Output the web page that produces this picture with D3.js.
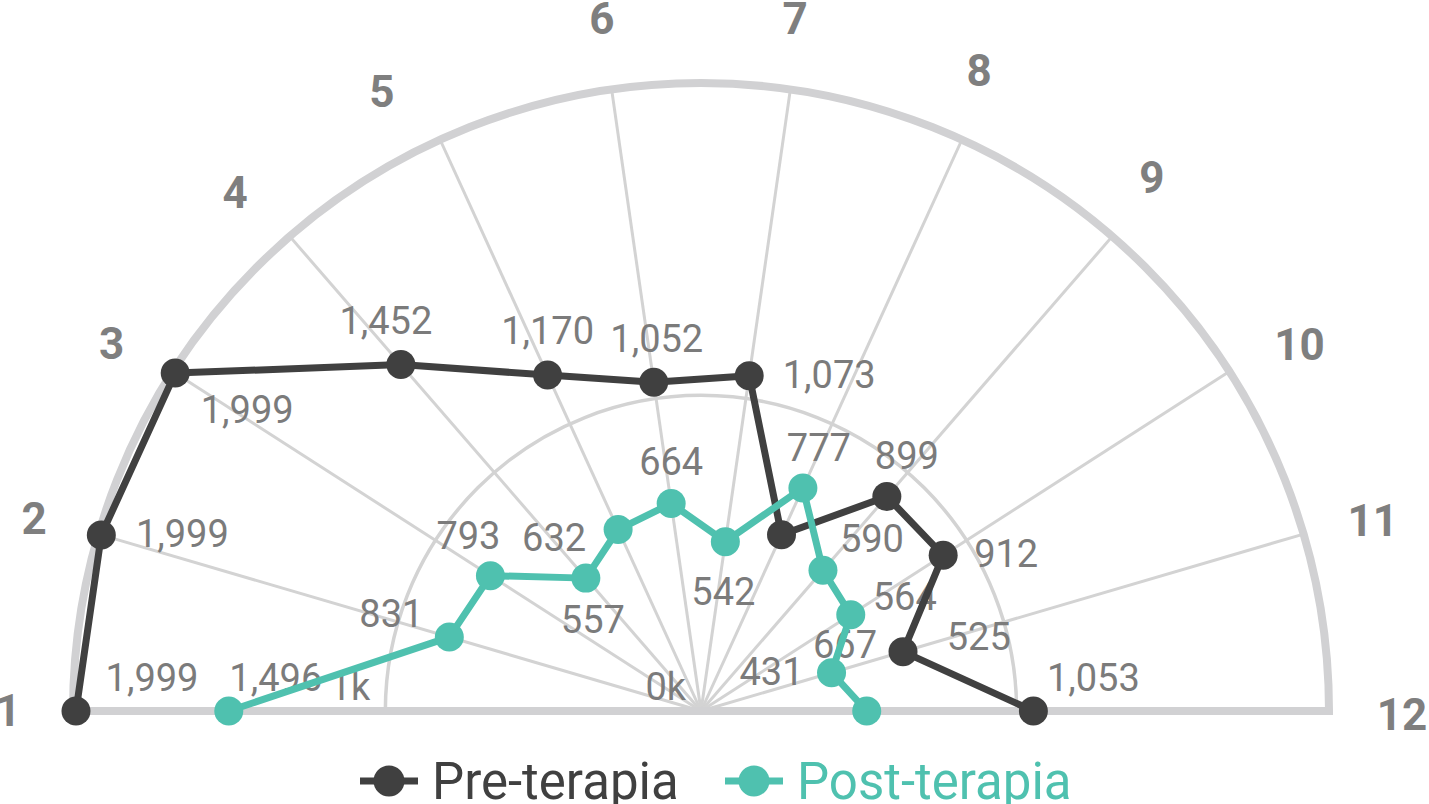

-------------------------

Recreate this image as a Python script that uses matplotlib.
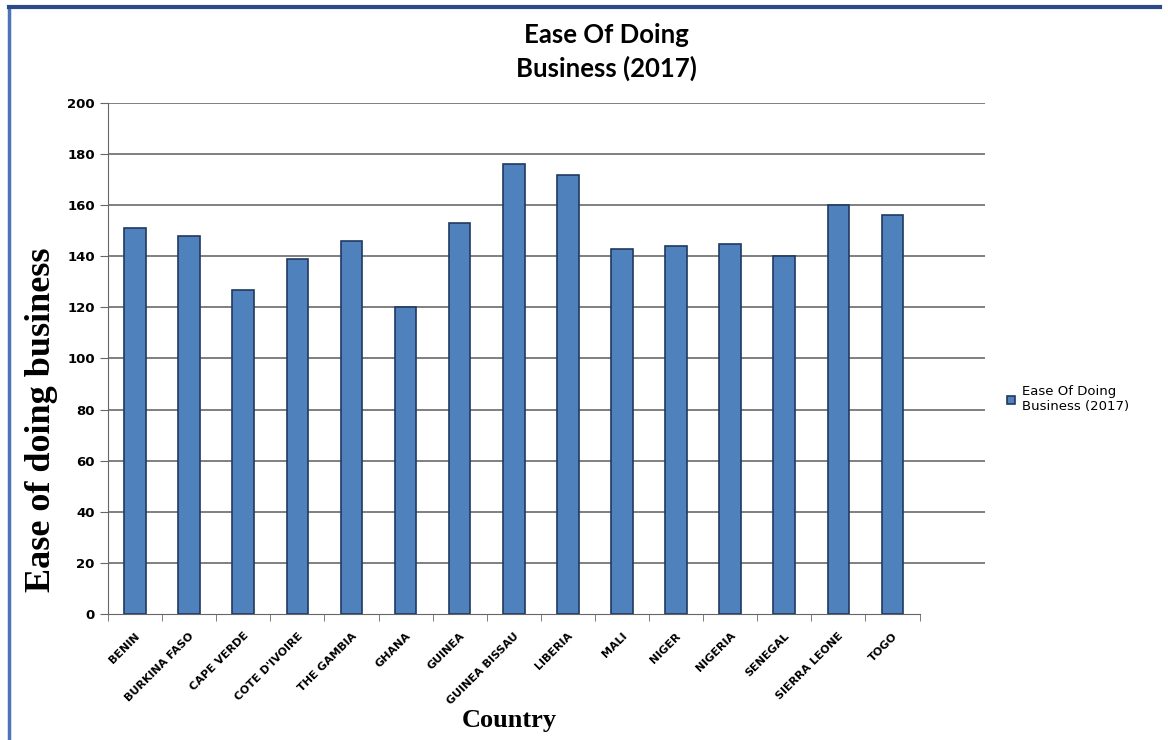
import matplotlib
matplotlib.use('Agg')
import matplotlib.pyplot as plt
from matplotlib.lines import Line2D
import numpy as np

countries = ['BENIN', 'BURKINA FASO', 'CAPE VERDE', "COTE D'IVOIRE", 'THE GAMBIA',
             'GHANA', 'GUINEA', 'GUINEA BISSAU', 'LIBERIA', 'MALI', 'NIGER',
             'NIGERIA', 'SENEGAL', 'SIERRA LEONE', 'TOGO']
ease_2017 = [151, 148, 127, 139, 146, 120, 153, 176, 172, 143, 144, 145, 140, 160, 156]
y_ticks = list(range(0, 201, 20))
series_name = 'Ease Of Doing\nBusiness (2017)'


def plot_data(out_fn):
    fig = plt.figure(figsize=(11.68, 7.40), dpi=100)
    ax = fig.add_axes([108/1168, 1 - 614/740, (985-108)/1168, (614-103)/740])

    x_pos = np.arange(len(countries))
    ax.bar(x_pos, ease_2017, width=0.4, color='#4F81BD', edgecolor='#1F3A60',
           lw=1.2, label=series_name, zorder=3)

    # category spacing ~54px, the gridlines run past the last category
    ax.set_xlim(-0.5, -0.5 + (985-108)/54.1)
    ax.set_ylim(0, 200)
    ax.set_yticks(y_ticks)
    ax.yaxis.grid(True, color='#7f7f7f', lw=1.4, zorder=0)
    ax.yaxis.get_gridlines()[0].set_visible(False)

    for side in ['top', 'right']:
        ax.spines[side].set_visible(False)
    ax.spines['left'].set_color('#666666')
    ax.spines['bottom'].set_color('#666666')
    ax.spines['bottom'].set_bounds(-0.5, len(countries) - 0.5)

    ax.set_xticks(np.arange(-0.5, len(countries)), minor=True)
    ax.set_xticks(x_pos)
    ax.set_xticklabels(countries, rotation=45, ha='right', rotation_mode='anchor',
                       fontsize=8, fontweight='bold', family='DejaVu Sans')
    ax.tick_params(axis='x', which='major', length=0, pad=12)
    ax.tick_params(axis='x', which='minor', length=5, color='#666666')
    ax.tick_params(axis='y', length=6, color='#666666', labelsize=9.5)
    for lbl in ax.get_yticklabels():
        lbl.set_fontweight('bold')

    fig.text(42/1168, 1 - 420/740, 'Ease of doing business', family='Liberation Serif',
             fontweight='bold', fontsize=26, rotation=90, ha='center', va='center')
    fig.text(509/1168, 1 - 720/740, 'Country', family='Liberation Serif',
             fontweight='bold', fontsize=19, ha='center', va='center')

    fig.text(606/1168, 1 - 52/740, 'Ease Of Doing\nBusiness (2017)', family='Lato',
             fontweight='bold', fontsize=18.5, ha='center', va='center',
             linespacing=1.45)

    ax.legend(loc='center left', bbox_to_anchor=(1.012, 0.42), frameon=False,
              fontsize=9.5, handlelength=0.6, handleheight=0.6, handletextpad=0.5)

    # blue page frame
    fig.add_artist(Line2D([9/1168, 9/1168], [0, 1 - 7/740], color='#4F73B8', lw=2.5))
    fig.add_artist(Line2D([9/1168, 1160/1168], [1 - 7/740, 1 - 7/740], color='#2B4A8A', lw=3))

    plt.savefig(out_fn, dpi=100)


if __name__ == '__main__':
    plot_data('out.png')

-------------------------

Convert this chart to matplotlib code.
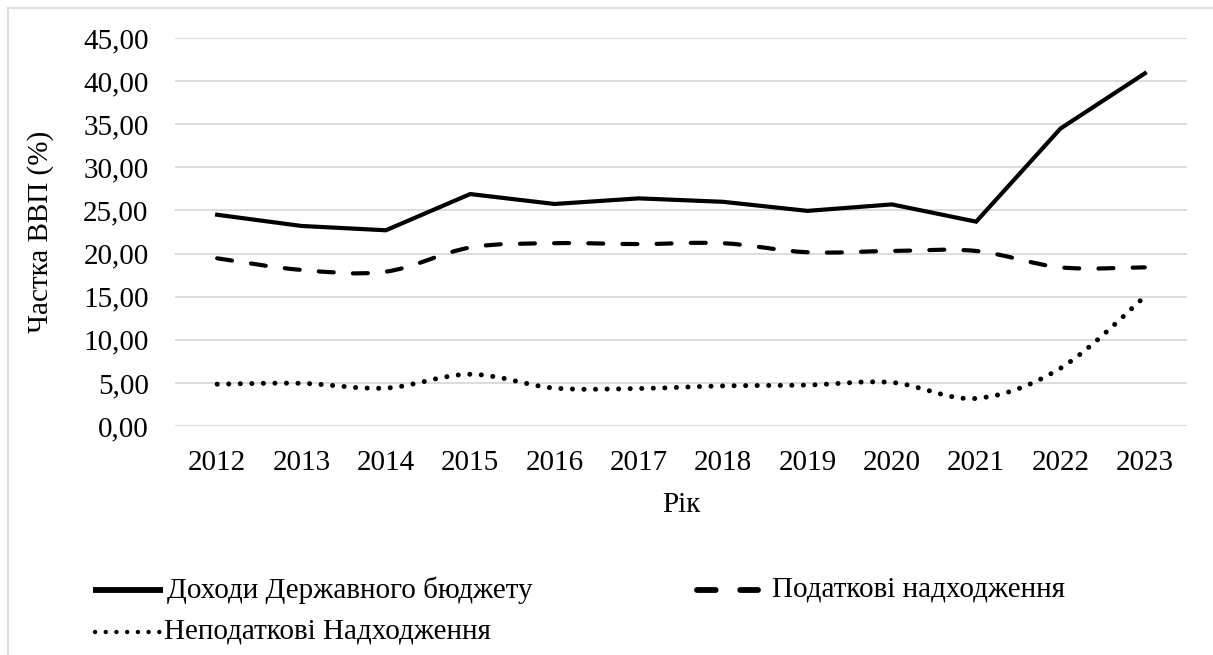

-------------------------

* _What you are asked to do_:
Repeat exactly, and only, the lines from the one containing "Recreate this image" through the one containing "ax = fig.add_axes([108/1168, 1", both included, without the pictures.

* _Output for this exercise_:
Recreate this image as a Python script that uses matplotlib.
import matplotlib
matplotlib.use('Agg')
import matplotlib.pyplot as plt
from matplotlib.lines import Line2D
import numpy as np

countries = ['BENIN', 'BURKINA FASO', 'CAPE VERDE', "COTE D'IVOIRE", 'THE GAMBIA',
             'GHANA', 'GUINEA', 'GUINEA BISSAU', 'LIBERIA', 'MALI', 'NIGER',
             'NIGERIA', 'SENEGAL', 'SIERRA LEONE', 'TOGO']
ease_2017 = [151, 148, 127, 139, 146, 120, 153, 176, 172, 143, 144, 145, 140, 160, 156]
y_ticks = list(range(0, 201, 20))
series_name = 'Ease Of Doing\nBusiness (2017)'


def plot_data(out_fn):
    fig = plt.figure(figsize=(11.68, 7.40), dpi=100)
    ax = fig.add_axes([108/1168, 1 - 614/740, (985-108)/1168, (614-103)/740])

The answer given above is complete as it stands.